If you have tried to enter Russellville’s Square from the west in the past week, you have been met with fencing and a detour sign that may have you wondering why.

With the demolition beginning on the old Duncan’s Drug Store in recent days, a state permit with the Kentucky Transportation Department has been issued to allow the thoroughfare to be closed for two weeks. Tearing down of the structure poses a safety concern due to being located directly on Fourth Street.

After the Duncan building is down, demolition will begin on the old Southern Deposit Bank directly across Fourth Street from the Duncan property. This will require yet another permit for closure.

Bill Pearson, Russellville’s Zoning Administrator, said a permit is required to close a state road, which Fourth Street is.

“The permit to my understanding is for two weeks beginning Monday, Oct. 30. If the demolition isn’t complete at that time, she (Deborah Hirsch) will have to apply for another one. Hirsch owns the properties that are scheduled to come down. She is planning on building two luxury hotels in their place. Hirsch is also the owner-operator of Ariella Bistro and Bar on the Russellville square.

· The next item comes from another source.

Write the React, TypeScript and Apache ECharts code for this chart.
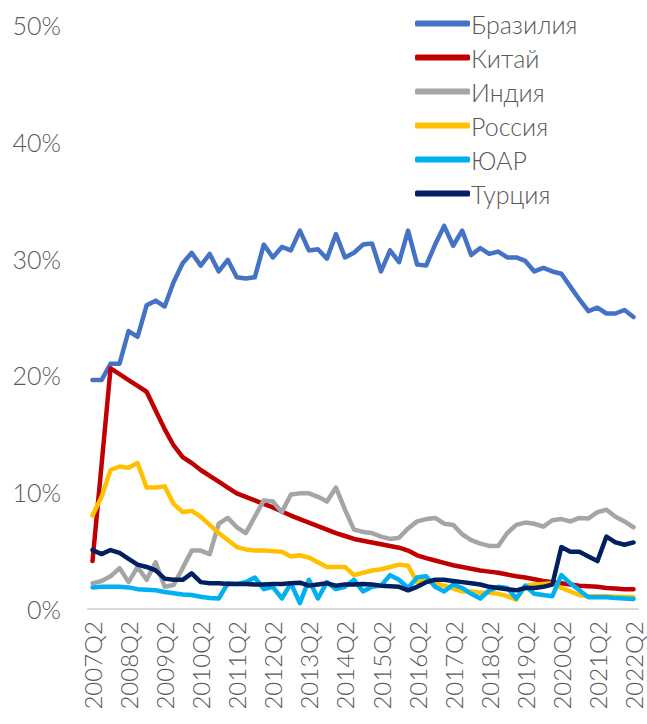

According to Hirsch, the facades of the two new structures are to match the architectural design of the square.

The Hotel Duncan will have extended stay rooms in the front, with apartments in the rear for staff. There will be a sports bar on the first floor. The Hotel Gaelle will have 38 rooms and suites, a coffee shop, retail store, exercise room, conference room and a spacious, luxurious event space.

Hirsch recently acquired the building that once housed the News-Democrat & Leader for years. Before the newspaper, it served as the home of a popular hardware store. Plans for this historic structure include an ice cream parlor and a possible motorcycle shop, with office space for lease upstairs.

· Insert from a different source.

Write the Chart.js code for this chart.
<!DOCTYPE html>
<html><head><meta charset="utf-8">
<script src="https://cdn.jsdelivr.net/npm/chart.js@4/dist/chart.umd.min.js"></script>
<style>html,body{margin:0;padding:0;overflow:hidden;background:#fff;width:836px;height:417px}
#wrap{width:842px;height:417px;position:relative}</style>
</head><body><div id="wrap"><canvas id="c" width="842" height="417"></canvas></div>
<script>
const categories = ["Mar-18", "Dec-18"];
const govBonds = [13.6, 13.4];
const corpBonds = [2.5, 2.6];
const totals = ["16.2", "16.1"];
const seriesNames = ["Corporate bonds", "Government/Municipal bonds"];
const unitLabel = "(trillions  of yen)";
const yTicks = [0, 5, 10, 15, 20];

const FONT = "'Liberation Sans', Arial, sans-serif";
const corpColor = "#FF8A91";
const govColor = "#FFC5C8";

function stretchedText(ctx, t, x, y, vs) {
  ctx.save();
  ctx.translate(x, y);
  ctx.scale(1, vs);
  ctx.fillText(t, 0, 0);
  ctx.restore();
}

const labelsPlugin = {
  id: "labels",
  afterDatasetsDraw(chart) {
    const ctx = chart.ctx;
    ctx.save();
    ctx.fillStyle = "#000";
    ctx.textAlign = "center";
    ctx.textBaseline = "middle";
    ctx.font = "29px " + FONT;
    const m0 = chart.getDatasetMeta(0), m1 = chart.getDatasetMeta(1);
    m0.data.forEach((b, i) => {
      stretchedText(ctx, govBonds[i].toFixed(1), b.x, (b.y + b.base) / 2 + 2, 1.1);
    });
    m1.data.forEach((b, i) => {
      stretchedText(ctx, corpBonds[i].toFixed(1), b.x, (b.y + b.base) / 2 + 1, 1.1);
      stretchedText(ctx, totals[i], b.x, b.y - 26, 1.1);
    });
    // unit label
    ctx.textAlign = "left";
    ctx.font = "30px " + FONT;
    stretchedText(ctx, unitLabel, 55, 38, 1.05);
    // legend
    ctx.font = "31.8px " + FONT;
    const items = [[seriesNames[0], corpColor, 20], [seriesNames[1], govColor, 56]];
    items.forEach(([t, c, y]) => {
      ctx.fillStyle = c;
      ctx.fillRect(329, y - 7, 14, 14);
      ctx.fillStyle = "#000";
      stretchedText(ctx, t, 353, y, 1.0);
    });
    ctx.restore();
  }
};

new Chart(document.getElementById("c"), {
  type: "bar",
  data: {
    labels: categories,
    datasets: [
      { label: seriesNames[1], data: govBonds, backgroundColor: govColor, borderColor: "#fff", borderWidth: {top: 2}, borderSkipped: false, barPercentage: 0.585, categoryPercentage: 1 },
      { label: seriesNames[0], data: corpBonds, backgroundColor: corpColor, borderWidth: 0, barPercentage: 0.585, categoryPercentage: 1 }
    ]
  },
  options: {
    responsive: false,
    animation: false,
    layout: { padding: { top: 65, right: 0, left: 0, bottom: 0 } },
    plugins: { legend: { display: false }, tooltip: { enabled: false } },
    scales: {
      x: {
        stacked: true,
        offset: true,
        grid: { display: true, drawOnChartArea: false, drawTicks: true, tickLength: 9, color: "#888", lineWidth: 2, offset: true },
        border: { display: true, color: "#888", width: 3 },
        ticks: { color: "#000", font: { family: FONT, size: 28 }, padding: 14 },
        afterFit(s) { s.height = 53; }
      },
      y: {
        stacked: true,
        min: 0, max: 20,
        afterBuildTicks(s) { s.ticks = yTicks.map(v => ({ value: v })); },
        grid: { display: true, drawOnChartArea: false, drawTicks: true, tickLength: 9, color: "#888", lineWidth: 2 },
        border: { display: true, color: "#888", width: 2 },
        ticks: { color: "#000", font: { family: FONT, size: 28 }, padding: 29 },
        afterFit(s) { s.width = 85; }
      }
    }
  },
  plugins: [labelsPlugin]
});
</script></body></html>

Demolition began slow on the two properties on Fourth Street as permits were being issued. According to Russellville Mayor Mark Stratton, all permits have now been awarded and he anticipates demolition to pick up. This is not a city project.

Hirsch has hired a company out of Tennessee made up of retired veterans to complete the demolition. The group does most of their work in the early morning hours, according to Hirsch.